In a recent unfolding of events, popular comedian Sarah Silverman has joined a class-action lawsuit against OpenAI, and separately against Meta, alleging copyright infringement. According to court documents, Silverman asserts that these tech companies have utilized her copyrighted work without consent to train their artificial intelligence (AI) algorithms.

AI Trained on Unauthorized Works

Silverman, along with authors Christopher Golden and Richard Kadrey, initiated their legal action in the U.S. District Court of the Northern District of California, San Francisco Division, on a recent Friday. The lawsuits accuse the tech companies of illicitly copying and ingesting the authors’ works – notably, Silverman’s memoir, “The Bedwetter” – from illegitimate online “shadow libraries” housing thousands of texts.

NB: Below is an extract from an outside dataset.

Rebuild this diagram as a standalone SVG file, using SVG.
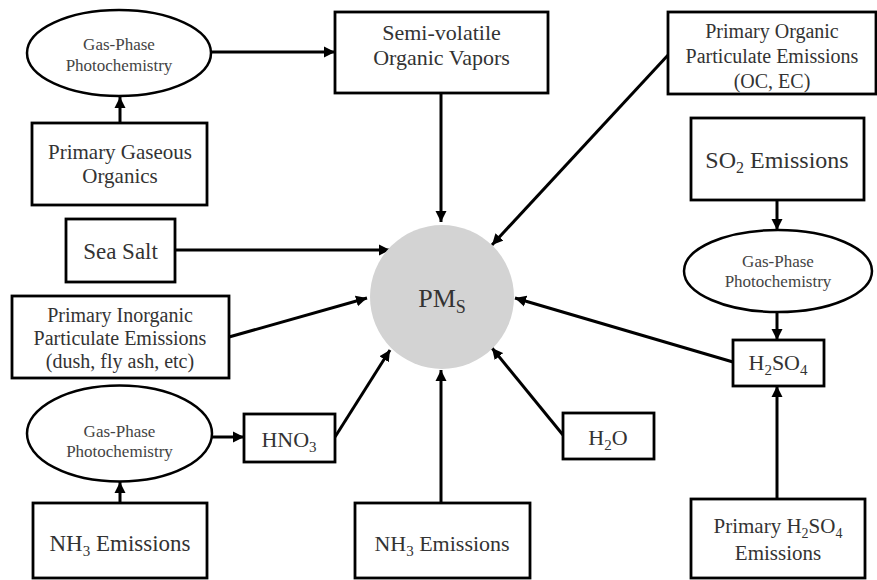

The suit against Meta draws on the company’s own research paper about their large-language model, LLaMA. The research paper, publicly accessible since February, acknowledges the use of text from The Pile as part of their training dataset. This admission, the lawsuit argues, implies usage of copyrighted content from the said shadow libraries.

The plaintiffs demand compensation for damages and propose changes to the LLaMA and ChatGPT AI models to prevent further infringement.

Training of ChatGPT Questioned

The source of training data for OpenAI’s ChatGPT remains unclear. However, the lawsuit alleges that ChatGPT’s ability to produce summaries of the plaintiffs’ works indicates it was trained on their copyrighted material.

For instance, the suit includes a sample of text generated by ChatGPT when asked to summarise Silverman’s memoir, “The Bedwetter”. The accuracy of the summary suggests direct training on the copyrighted work, leading to legal contention.

Ongoing Legal Challenges Against AI Training

The lawyers for the three authors, Joseph Saveri and Matthew Butterick, are no strangers to this type of legal dispute. They are currently engaged in other litigation involving Copilot, an AI-powered coding assistant on GitHub, and an image generator by Stability AI.

On their website, the attorneys claim that copyrighted content forms a large part of the training data used by both OpenAI and Meta. This material was used without permission, recognition, or compensation.

Implications for AI and Copyright Laws

These lawsuits represent the tip of the iceberg in a growing number of legal cases that could shape how AI learns and the role copyright law will play in these processes.

Digital media and intellectual property specialist Robert deBrauwere, from the law firm Pryor Cashman, predicts more cases will follow.